На этой странице злоключения обожания не завершаются. Переходим на следующую.

Я увидела Анджело Мариа Рипеллино, в последний раз, он приехал в Москву.

Я: "Анджело Мариа, что ты содеял, написал? Ахматова сказала: мерзавец".

А. М. Р.: "Что есть "мерзавец"? Кто-то, погибший от мороза?" (Стало жалко воображаемого озябшего мерзавца.)

Я: "Спрашивай у Даля (он спрашивал), признавайся: что написал?"

Признался (воспроизвожу по памяти, текста не видела): "Анна Ахматова ныне есть единственный классик великой русской литературы".

То есть: опять какое-то старинное древо, утешающее чьи-то лишние ладони.

Бедствие обожания набирало силу. Я слабела, чем и теперь занимаюсь.

Прошло некоторое время.

Позвонила Н. И.: "Вы уже видели Ахматову – дважды в одни день. Можно и привыкнуть. Анна Андреевна хочет поехать за город. Я сегодня не могу повезти ее. Позвоните ей, повезите. Вот номер телефона".

Ахматова тогда остановилась у своей знаменитой приятельницы, на Садовом кольце, рядом с площадью Маяковского.
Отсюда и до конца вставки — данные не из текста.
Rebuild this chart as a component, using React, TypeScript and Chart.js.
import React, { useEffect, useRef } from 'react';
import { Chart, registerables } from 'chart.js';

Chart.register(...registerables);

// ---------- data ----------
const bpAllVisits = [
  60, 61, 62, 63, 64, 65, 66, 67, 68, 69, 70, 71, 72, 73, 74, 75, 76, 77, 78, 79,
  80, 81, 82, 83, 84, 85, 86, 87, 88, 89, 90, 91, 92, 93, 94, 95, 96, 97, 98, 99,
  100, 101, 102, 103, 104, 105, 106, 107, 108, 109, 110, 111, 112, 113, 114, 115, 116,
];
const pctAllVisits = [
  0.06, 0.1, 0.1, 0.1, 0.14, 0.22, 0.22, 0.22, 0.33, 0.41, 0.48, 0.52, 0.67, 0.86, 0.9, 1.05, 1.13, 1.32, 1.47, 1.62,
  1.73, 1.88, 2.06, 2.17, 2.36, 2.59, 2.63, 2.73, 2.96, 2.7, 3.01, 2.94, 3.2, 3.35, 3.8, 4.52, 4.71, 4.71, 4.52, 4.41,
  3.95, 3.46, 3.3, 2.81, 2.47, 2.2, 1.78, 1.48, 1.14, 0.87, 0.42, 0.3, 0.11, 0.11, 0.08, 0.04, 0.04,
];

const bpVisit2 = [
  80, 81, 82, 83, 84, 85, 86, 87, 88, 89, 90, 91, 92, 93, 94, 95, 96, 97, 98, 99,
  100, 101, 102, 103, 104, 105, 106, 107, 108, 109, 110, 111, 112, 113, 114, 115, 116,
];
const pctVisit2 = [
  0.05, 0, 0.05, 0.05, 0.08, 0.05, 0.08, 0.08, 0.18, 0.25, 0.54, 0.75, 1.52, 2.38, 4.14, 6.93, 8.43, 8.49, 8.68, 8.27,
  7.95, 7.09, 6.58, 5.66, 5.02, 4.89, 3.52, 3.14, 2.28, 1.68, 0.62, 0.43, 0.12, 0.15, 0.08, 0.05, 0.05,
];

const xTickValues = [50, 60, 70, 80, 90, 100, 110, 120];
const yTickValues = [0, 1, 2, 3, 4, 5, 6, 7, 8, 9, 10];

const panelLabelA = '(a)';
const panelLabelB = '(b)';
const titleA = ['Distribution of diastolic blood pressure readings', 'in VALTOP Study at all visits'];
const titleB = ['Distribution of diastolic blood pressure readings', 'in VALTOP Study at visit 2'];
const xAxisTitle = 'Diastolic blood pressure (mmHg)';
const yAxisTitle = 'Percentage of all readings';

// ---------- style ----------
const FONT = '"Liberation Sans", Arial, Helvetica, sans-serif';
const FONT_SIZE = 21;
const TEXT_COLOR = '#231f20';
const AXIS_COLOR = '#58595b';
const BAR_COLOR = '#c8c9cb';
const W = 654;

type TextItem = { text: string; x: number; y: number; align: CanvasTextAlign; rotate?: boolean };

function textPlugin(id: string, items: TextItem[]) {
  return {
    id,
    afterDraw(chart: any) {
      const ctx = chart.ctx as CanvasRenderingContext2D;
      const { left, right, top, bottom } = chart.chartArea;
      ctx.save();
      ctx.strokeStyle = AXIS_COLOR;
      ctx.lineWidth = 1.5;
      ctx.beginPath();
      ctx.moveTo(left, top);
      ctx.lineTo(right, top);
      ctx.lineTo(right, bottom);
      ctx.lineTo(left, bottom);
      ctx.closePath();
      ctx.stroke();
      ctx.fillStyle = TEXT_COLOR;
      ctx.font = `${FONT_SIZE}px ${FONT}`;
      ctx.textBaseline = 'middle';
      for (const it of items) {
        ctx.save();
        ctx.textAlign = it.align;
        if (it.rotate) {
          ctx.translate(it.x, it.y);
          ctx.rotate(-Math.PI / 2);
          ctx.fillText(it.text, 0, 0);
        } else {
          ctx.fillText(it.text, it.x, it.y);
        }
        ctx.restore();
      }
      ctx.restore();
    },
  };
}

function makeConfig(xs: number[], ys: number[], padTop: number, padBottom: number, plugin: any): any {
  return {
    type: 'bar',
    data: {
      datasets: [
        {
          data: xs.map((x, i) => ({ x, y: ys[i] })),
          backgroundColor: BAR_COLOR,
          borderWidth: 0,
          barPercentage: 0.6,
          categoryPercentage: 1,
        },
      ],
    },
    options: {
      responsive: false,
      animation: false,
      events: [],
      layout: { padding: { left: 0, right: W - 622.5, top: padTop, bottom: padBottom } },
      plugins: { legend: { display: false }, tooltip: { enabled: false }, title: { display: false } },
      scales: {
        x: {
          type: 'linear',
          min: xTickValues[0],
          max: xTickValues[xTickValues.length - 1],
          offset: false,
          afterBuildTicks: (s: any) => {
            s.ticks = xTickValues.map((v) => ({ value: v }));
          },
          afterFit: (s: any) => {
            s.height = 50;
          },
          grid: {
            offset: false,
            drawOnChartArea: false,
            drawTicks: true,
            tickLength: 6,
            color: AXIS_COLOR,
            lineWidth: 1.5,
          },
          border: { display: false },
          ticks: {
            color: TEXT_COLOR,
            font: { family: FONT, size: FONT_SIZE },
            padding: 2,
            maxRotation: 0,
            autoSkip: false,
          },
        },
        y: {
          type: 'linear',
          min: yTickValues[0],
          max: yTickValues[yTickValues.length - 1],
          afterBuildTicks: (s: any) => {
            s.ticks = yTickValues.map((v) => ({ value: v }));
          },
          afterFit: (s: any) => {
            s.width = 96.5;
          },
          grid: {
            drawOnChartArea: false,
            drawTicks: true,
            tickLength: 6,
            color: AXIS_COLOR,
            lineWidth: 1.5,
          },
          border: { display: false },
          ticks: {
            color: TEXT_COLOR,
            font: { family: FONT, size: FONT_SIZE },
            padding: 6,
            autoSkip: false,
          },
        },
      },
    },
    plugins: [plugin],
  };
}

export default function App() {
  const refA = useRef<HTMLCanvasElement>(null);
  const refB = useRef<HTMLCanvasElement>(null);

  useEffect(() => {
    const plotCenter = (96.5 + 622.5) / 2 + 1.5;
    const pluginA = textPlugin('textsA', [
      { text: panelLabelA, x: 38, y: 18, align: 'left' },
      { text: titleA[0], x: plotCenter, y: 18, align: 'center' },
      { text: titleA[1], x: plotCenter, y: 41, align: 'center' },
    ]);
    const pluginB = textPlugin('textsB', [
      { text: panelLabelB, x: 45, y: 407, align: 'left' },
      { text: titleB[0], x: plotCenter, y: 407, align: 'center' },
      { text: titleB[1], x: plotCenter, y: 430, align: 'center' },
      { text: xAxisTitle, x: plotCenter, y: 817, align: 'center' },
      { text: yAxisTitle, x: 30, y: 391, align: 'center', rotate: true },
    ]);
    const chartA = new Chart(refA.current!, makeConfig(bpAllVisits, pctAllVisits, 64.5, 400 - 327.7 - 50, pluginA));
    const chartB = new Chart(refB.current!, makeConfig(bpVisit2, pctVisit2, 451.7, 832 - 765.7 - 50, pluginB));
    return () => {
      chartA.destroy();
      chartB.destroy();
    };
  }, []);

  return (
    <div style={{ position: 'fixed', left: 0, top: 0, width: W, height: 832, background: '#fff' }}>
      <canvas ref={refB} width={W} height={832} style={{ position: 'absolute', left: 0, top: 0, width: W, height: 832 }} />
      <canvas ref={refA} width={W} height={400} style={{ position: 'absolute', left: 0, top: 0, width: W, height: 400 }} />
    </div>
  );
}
Глубокое чувство обреченности овладело мной. В этом не было мистики. Был автомеханик Иван Иванович, гений своего дела, он сурово учил меня ездить, менять колесо за пять минут – не дольше! Заклеивать мылом бензобак – в случае протечки (мыло – было). Но вот когда "иглу заливает бензином", – он мог это исправить, я уже ничего не могла поправить.

Позвонила по указанному телефону. Великий голос (я всегда слышу: "Дорога не скажу куда…") ответил: "Благодарю Вас. Жду Вас в двенадцать часов. В полдень".
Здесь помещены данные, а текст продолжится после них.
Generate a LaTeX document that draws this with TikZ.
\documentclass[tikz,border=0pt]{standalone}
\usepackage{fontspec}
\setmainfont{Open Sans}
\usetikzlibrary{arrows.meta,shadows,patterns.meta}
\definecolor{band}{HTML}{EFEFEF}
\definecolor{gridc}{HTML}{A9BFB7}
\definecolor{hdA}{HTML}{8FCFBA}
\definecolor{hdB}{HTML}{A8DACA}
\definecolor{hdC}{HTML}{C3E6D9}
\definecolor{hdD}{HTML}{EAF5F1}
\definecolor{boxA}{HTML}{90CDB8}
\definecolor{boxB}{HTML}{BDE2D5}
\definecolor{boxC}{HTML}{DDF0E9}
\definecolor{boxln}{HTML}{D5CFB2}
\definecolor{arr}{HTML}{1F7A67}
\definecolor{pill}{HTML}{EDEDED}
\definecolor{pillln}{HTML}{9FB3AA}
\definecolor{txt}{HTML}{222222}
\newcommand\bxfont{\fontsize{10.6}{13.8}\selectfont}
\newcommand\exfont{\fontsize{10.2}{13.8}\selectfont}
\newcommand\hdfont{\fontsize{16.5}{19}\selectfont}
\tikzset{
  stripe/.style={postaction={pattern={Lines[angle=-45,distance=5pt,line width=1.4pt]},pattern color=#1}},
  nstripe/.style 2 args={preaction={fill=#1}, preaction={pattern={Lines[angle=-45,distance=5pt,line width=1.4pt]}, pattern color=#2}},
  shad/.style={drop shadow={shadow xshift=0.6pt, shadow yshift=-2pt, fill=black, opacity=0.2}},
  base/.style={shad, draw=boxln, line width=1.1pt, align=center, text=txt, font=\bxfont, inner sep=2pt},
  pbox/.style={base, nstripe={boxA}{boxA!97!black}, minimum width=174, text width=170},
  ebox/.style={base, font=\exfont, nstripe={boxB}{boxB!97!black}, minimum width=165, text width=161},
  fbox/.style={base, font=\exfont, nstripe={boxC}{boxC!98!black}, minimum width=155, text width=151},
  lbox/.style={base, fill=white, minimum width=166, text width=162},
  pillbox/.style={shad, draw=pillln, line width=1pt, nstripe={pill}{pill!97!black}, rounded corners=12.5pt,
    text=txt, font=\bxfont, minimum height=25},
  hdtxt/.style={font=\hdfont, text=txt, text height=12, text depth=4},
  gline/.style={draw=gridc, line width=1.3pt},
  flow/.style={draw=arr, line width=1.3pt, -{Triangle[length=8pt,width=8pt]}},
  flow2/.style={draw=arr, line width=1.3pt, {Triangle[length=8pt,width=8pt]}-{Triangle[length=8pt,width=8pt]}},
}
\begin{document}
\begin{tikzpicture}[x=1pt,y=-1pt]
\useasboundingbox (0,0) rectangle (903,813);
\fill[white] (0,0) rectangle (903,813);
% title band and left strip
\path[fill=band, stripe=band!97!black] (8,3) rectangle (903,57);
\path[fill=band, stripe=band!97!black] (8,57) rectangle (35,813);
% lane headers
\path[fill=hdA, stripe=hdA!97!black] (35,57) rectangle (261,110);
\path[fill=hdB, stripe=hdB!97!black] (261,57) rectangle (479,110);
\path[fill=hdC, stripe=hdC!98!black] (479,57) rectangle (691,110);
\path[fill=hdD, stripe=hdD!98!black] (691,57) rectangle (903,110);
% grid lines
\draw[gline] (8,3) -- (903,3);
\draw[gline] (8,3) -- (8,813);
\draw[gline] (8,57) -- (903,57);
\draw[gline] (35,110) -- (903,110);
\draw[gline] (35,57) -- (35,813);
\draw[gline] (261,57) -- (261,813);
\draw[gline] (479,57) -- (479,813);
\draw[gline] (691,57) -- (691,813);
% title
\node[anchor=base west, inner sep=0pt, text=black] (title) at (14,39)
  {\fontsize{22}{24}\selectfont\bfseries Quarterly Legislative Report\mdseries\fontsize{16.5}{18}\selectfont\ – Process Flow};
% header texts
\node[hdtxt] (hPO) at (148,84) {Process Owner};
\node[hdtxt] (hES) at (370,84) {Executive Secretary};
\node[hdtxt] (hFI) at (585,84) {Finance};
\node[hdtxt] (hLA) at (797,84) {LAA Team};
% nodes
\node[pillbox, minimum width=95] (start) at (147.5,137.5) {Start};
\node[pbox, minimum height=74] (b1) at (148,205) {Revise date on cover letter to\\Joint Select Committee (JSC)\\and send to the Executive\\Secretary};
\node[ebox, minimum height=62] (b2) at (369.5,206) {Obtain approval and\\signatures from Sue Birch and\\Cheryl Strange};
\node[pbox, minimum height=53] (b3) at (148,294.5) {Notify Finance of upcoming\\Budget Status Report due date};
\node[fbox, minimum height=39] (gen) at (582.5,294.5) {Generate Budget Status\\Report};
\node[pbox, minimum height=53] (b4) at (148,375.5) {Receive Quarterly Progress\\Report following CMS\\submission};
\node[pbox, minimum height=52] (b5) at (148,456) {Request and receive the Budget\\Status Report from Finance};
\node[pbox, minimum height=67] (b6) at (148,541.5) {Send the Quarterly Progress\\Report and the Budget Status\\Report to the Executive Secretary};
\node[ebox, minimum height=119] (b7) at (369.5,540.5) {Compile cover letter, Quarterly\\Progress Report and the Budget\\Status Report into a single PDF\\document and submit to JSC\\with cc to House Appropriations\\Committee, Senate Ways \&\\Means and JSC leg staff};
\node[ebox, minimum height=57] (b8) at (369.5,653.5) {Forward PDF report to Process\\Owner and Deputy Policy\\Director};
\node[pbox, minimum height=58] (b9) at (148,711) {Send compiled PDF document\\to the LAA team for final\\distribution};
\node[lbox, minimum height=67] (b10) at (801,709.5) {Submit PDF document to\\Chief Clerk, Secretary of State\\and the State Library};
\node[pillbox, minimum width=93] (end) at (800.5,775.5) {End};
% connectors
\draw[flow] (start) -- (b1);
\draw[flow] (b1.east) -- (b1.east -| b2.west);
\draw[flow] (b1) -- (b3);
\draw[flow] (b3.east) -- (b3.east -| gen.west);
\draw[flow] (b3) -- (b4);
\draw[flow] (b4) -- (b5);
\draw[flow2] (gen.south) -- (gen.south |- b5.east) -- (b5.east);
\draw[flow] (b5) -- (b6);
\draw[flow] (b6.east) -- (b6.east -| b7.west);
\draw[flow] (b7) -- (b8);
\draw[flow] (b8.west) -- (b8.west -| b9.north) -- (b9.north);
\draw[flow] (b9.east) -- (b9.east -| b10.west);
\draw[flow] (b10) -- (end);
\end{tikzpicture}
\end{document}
Я понимала, что не в полночь. Не понимала: что надеть? В уме стояло воспоминание: Чехов едет к Толстому в Гаспру, думает: что надеть? (описано Буниным).

Надела то, что под руку попалось: синие узкие брюки, оранжевый свитер, это уже входило в обреченность. Ровно в полдень (помедлив возле дома) поднялась, позвонила в дверь.

Прекрасная дама, в черном платье, встретила меня, справедливо-брезгливо оглядела меня, сказала: "Анна Андреевна ждет Вас. Вы умеете это делать?" (изящными запястьями изобразила руль автомобиля).

Плохие предчувствия крепчали, хороших не бывает.

Вышла Ахматова, в черном платье.

Сине-оранжевая, я опять держала ее локоть, плавно-громоздко мы спустились по лестнице, я открыла дверь автомобиля, села за руль. У следующего перекрестка (при повороте на Петровку) машина остановилась навсегда. Это и была игра иглы с бензином. Я сидела, ничего не делая. Мешала проехать грузовику, водитель кричал: "Баба за рулем! Две дуры – молодая и старая!"